The Way We Buy New Cars is Changing

The Way We Buy New Cars is Changing

More automakers are expanding pre-and custom ordering to most, if not all, of their models. How are Chevy dealers adapting to the change?

It’s Not (Entirely) COVID-19’s Fault

There isn’t an industry that wasn’t impacted by the COVID-19 global pandemic, and the automobile sector was hit especially hard. Even though manufacturers are restarting production across their lineups, the semiconductor shortage still looms large. This continues to force automakers to make tough choices about what models to produce and what features to discontinue.

One solution is embracing a pre-ordering model. Of course, going to your Chevy dealer and custom ordering a car is hardly new. In many countries, open commercially-zoned land is scarce, and there aren’t sprawling dealer lots as you find in the United States. But even Stateside, custom ordering has been a popular option for rare special edition models and performance coupes like the Camaro and Corvette.
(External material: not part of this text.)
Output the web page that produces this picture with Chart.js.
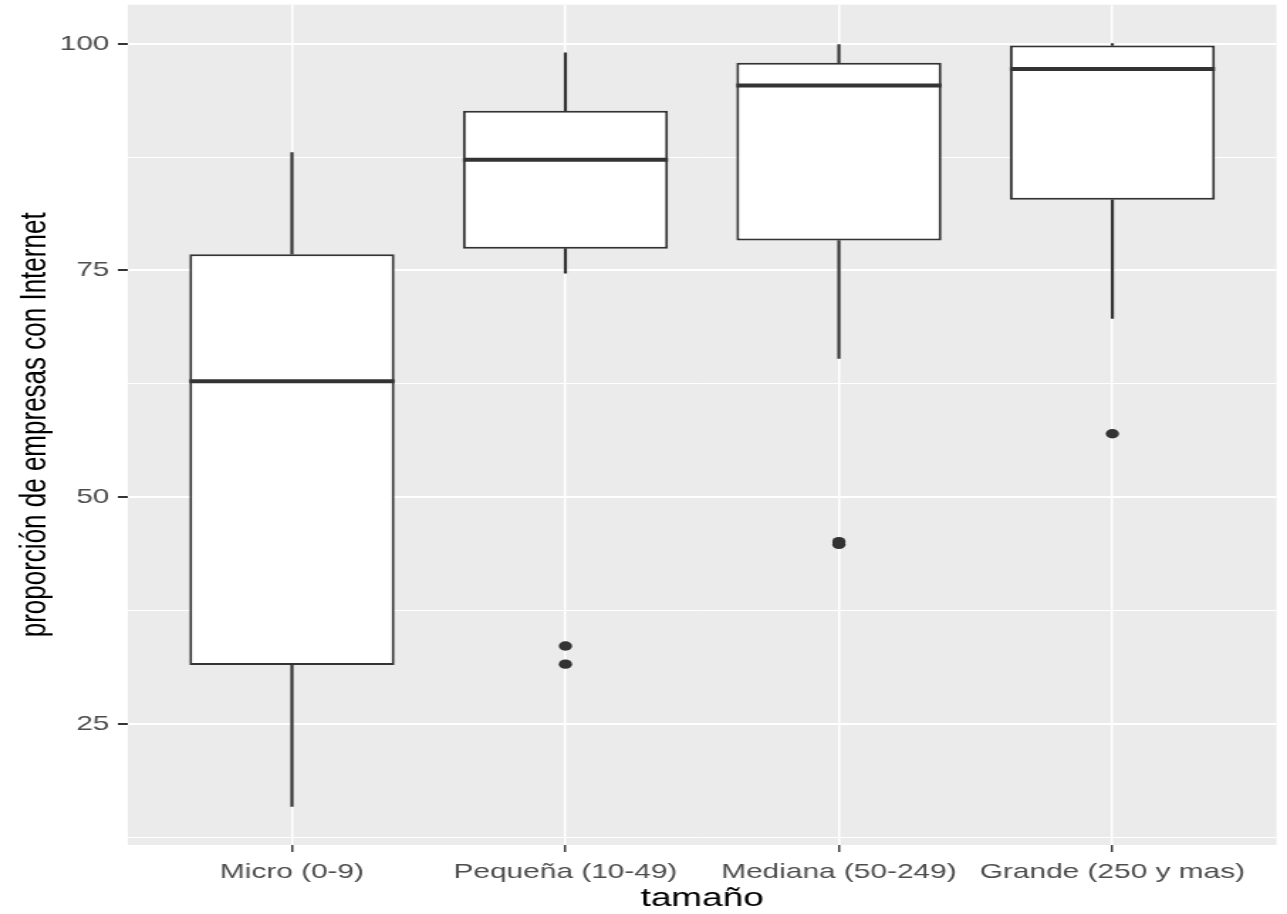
<!DOCTYPE html>
<html>
<head>
<meta charset="utf-8">
<script src="https://cdn.jsdelivr.net/npm/chart.js@4/dist/chart.umd.min.js"></script>
<style>
  html, body { margin: 0; padding: 0; background: #fff; overflow: hidden; }
  /* the reference is stretched horizontally, so draw narrow and widen */
  #wrap { width: 906px; height: 914px; transform: scaleX(1.4205); transform-origin: 0 0; }
</style>
</head>
<body>
<div id="wrap"><canvas id="boxChart"></canvas></div>
<script>
// Data
const categories = ['Micro (0-9)', 'Pequeña (10-49)', 'Mediana (50-249)', 'Grande (250 y mas)'];
const positions = [1, 2, 3, 4];
const whiskerLow = [15.9, 74.7, 65.3, 69.7];
const q1 = [31.5, 77.4, 78.3, 82.8];
const medians = [62.8, 87.2, 95.4, 97.2];
const q3 = [76.8, 92.6, 97.9, 99.8];
const whiskerHigh = [88.0, 99.0, 99.9, 100];
const outlierGroup = [2, 2, 3, 3, 4];
const outlierValues = [33.6, 31.6, 44.8, 45.1, 57.0];
const yTicks = [12.5, 25, 37.5, 50, 62.5, 75, 87.5, 100];

const ink = '#333333';
const fontFamily = "'Liberation Sans', Arial, sans-serif";

const panelBackground = {
    id: 'panelBackground',
    beforeDraw(chart) {
        const ctx = chart.ctx;
        const a = chart.chartArea;
        ctx.save();
        ctx.fillStyle = '#ffffff';
        ctx.fillRect(0, 0, chart.width, chart.height);
        ctx.fillStyle = '#EBEBEB';
        ctx.fillRect(a.left, a.top, a.right - a.left, a.bottom - a.top);
        ctx.restore();
    }
};

const medianLines = {
    id: 'medianLines',
    afterDatasetsDraw(chart) {
        const ctx = chart.ctx;
        const x = chart.scales.x;
        const y = chart.scales.y;
        const half = 0.375 * (x.getPixelForValue(2) - x.getPixelForValue(1));
        ctx.save();
        ctx.strokeStyle = ink;
        ctx.lineWidth = 4;
        medians.forEach((m, i) => {
            const px = x.getPixelForValue(positions[i]);
            const py = y.getPixelForValue(m);
            ctx.beginPath();
            ctx.moveTo(px - half, py);
            ctx.lineTo(px + half, py);
            ctx.stroke();
        });
        ctx.restore();
    }
};

const whiskerStyle = {
    type: 'bar',
    grouped: false,
    barThickness: 1.5,
    backgroundColor: ink,
    borderWidth: 0
};

function noPadding(scale) {
    scale.paddingTop = 0;
    scale.paddingBottom = 0;
    scale.paddingLeft = 0;
    scale.paddingRight = 0;
}

new Chart(document.getElementById('boxChart'), {
    type: 'bar',
    data: {
        datasets: [
            Object.assign({
                data: positions.map((p, i) => ({ x: p, y: [whiskerLow[i], q1[i]] }))
            }, whiskerStyle),
            Object.assign({
                data: positions.map((p, i) => ({ x: p, y: [q3[i], whiskerHigh[i]] }))
            }, whiskerStyle),
            {
                type: 'bar',
                grouped: false,
                data: positions.map((p, i) => ({ x: p, y: [q1[i], q3[i]] })),
                backgroundColor: '#ffffff',
                borderColor: ink,
                borderWidth: 2,
                borderSkipped: false,
                barPercentage: 0.75,
                categoryPercentage: 1.0
            },
            {
                type: 'scatter',
                data: outlierGroup.map((g, i) => ({ x: g, y: outlierValues[i] })),
                pointRadius: 4.7,
                pointBackgroundColor: ink,
                pointBorderWidth: 0
            }
        ]
    },
    options: {
        responsive: true,
        maintainAspectRatio: false,
        animation: false,
        layout: { padding: { left: 0, top: 4, right: 7.4, bottom: 0 } },
        plugins: {
            legend: { display: false },
            tooltip: { enabled: false }
        },
        scales: {
            x: {
                type: 'linear',
                min: 0.4,
                max: 4.6,
                offset: false,
                afterBuildTicks: (scale) => { scale.ticks = positions.map(v => ({ value: v })); },
                afterFit: (scale) => { scale.height = 69; noPadding(scale); },
                border: { display: false },
                grid: { offset: false, color: '#ffffff', lineWidth: 1.5, tickColor: ink, tickLength: 7, tickWidth: 1.4 },
                ticks: {
                    autoSkip: false,
                    maxRotation: 0,
                    minRotation: 0,
                    padding: 8,
                    color: '#4D4D4D',
                    font: { family: fontFamily, size: 21 },
                    callback: (v) => categories[v - 1]
                },
                title: {
                    display: true,
                    text: 'tamaño',
                    color: '#000000',
                    padding: { top: 0, bottom: 0 },
                    font: { family: fontFamily, size: 26 }
                }
            },
            y: {
                min: 11.66,
                max: 104.3,
                afterBuildTicks: (scale) => { scale.ticks = yTicks.map(v => ({ value: v })); },
                afterFit: (scale) => { scale.width = 90; noPadding(scale); },
                border: { display: false },
                grid: {
                    color: '#ffffff',
                    lineWidth: (c) => (c.tick && c.tick.value % 25 === 0 ? 2 : 1),
                    tickColor: (c) => (c.tick && c.tick.value % 25 === 0 ? ink : 'rgba(0,0,0,0)'),
                    tickLength: 7,
                    tickWidth: 2
                },
                ticks: {
                    padding: 6,
                    color: '#4D4D4D',
                    font: { family: fontFamily, size: 21 },
                    callback: (v) => (v % 25 === 0 ? v : '')
                },
                title: {
                    display: true,
                    text: 'proporción de empresas con Internet',
                    color: '#000000',
                    padding: { top: 9, bottom: 0 },
                    font: { family: fontFamily, size: 26 }
                }
            }
        }
    },
    plugins: [panelBackground, medianLines]
});
</script>
</body>
</html>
Automakers realized that inviting customers to pre-order is also an effective way to gauge interest in new models—particularly upcoming electric and hybrid vehicles.

Expanding pre-ordering to the entire lineup allows manufacturers to ration their precious parts—like computer chips—by including them in trucks, SUVs, and cars that have already sold. With upwards of 100 chips powering dozens of systems in nearly every vehicle made, pre-ordering is a far more cost-efficient way to distribute them.

American Buyers are Willing to Wait to Get a Great Deal

Granted, in some cases (new models debuting that aren’t yet in production), the buyer doesn’t have much choice but to wait. But let’s face it: when the world went into lockdown, most of us were stuck at home for weeks at a time. With no place to go, buyers could wait for their new car to get built.

And even in a nation that goes all-in on fast food and fast fashion, getting a truck or SUV with the exact features they want is proving more attractive to auto buyers. Custom ordering delivers the most bang for their buck. And what American doesn’t love getting a great deal?

How Do Dealerships Benefit From Pre-Ordering?

There aren’t many car dealership managers who like the aesthetic of a sparse inventory on a large lot. Though one might expect some resistance to a model that puts individual customer orders ahead of dealership stock, many auto dealers are leaning into pre-ordering.

Instead of taking a gamble on which models and which package options will be popular with buyers in their area, managers can save money by ordering a smaller number of vehicles and negotiating custom orders with buyers. With fewer vehicles to keep track of and insure, dealerships stand to save thousands every year.

But what about the “empty” lots? Dealerships can take advantage of the skyrocketing demand for used and certified pre-owned vehicles and expand their selection.

Time to Embrace a Modern Sales Model

For car shoppers who know what they want, the trend toward custom orders is a wish come true. And the early indications are that it’s a more cost-efficient way for manufacturers and dealerships to sell vehicles. Mass production served the industry well for over a century. Now is a great time to embrace a more modern sales model.